▶ _Task inputs_:
□ □ □ □
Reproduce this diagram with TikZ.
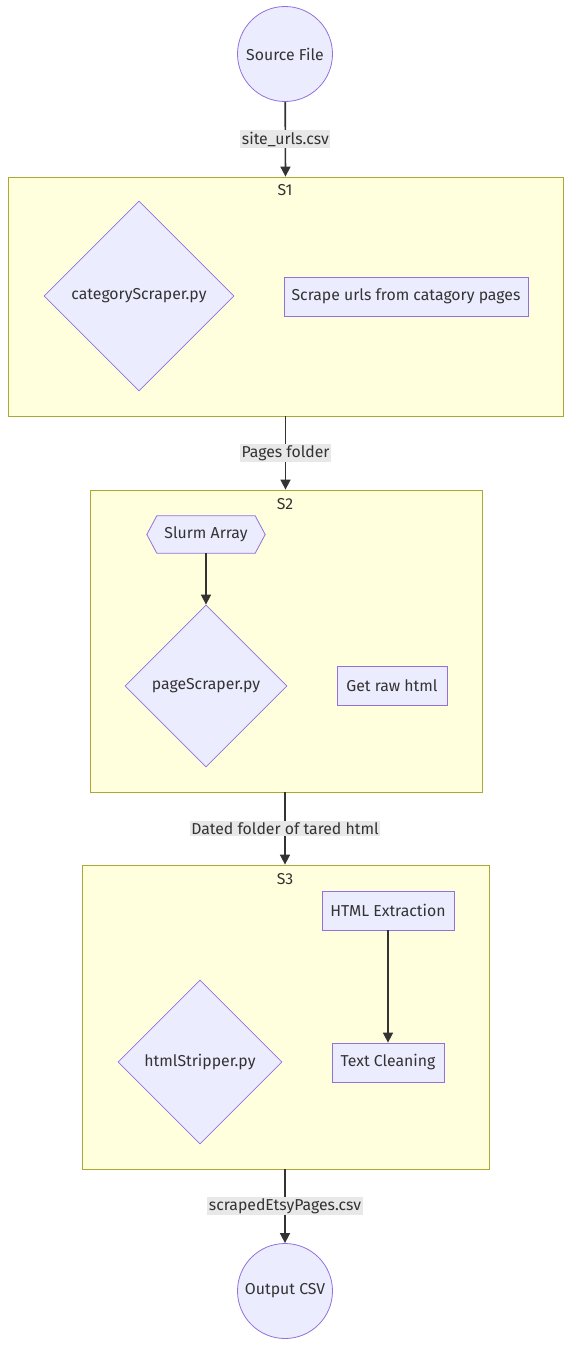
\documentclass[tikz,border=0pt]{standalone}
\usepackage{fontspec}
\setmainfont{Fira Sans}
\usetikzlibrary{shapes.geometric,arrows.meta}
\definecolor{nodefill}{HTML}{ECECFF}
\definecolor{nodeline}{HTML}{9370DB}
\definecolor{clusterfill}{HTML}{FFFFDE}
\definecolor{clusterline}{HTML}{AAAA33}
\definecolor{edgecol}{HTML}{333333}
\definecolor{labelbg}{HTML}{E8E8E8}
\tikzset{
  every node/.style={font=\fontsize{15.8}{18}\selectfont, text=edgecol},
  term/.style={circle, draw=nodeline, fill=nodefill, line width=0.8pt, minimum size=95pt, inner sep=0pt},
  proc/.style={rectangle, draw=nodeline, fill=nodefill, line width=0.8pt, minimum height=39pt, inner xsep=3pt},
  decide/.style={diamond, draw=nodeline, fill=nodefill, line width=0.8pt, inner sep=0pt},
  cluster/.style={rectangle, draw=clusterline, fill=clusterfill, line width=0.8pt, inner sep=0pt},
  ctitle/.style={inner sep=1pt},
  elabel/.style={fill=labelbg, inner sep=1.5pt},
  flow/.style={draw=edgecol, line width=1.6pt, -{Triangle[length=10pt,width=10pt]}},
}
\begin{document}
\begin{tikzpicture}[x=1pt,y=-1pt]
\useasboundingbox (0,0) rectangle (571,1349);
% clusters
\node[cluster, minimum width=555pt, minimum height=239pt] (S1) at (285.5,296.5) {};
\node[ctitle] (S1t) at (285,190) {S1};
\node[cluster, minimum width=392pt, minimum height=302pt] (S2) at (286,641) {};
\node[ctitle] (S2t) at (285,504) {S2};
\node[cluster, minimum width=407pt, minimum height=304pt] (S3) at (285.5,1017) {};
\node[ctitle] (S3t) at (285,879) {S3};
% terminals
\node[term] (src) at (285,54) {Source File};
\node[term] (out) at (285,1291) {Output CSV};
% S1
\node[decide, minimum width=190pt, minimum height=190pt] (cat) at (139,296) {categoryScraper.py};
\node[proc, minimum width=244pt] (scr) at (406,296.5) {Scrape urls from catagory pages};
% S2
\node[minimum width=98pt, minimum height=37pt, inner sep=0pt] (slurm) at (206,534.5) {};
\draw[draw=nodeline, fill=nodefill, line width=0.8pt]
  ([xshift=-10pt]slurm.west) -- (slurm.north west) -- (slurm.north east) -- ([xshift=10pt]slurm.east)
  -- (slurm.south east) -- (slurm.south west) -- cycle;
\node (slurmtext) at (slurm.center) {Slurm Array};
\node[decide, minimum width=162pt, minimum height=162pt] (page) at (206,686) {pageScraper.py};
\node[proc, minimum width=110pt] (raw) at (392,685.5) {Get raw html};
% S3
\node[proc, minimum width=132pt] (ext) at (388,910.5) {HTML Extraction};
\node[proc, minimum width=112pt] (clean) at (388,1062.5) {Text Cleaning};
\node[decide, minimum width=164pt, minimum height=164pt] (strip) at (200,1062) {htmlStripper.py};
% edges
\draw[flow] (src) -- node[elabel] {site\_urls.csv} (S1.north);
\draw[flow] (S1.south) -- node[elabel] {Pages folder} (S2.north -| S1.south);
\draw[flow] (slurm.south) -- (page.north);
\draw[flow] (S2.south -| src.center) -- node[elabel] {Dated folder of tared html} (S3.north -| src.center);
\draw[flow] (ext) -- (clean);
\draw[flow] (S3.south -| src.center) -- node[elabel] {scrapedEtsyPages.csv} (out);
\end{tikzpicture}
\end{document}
□ □ □ □
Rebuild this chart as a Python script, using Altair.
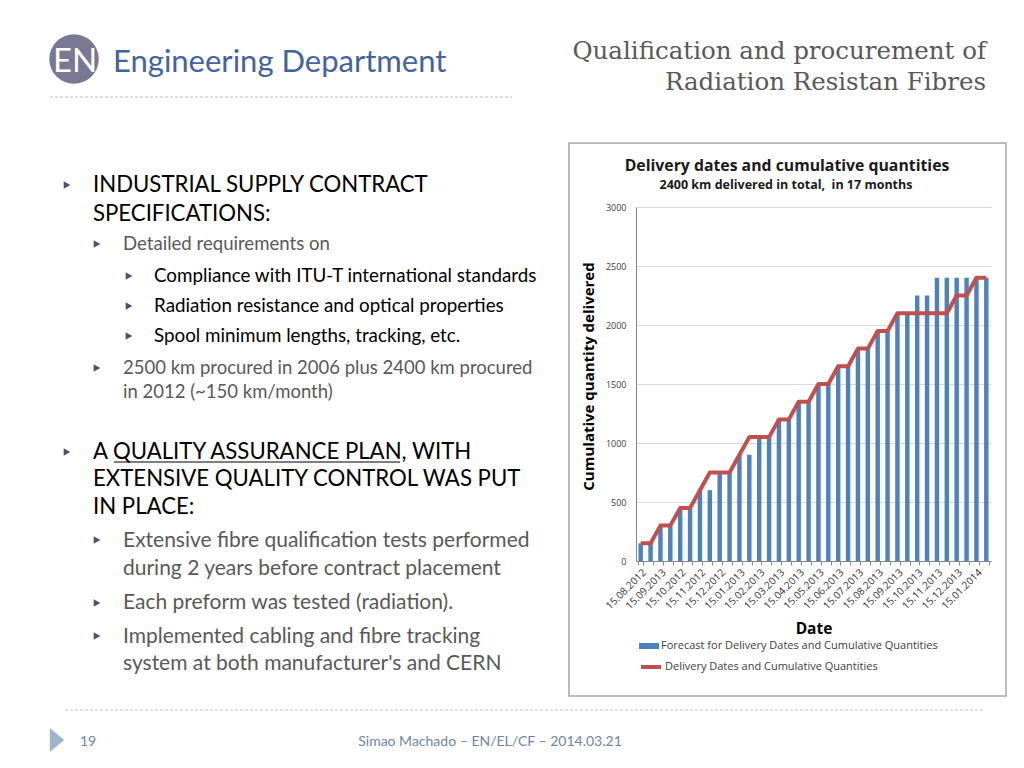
□ □ □ □
▶ _Aim of the exercise_:
Pick out, from the lines above, every one that contains the string "this".

▶ _Problem solution_:
Reproduce this diagram with TikZ.
Rebuild this chart as a Python script, using Altair.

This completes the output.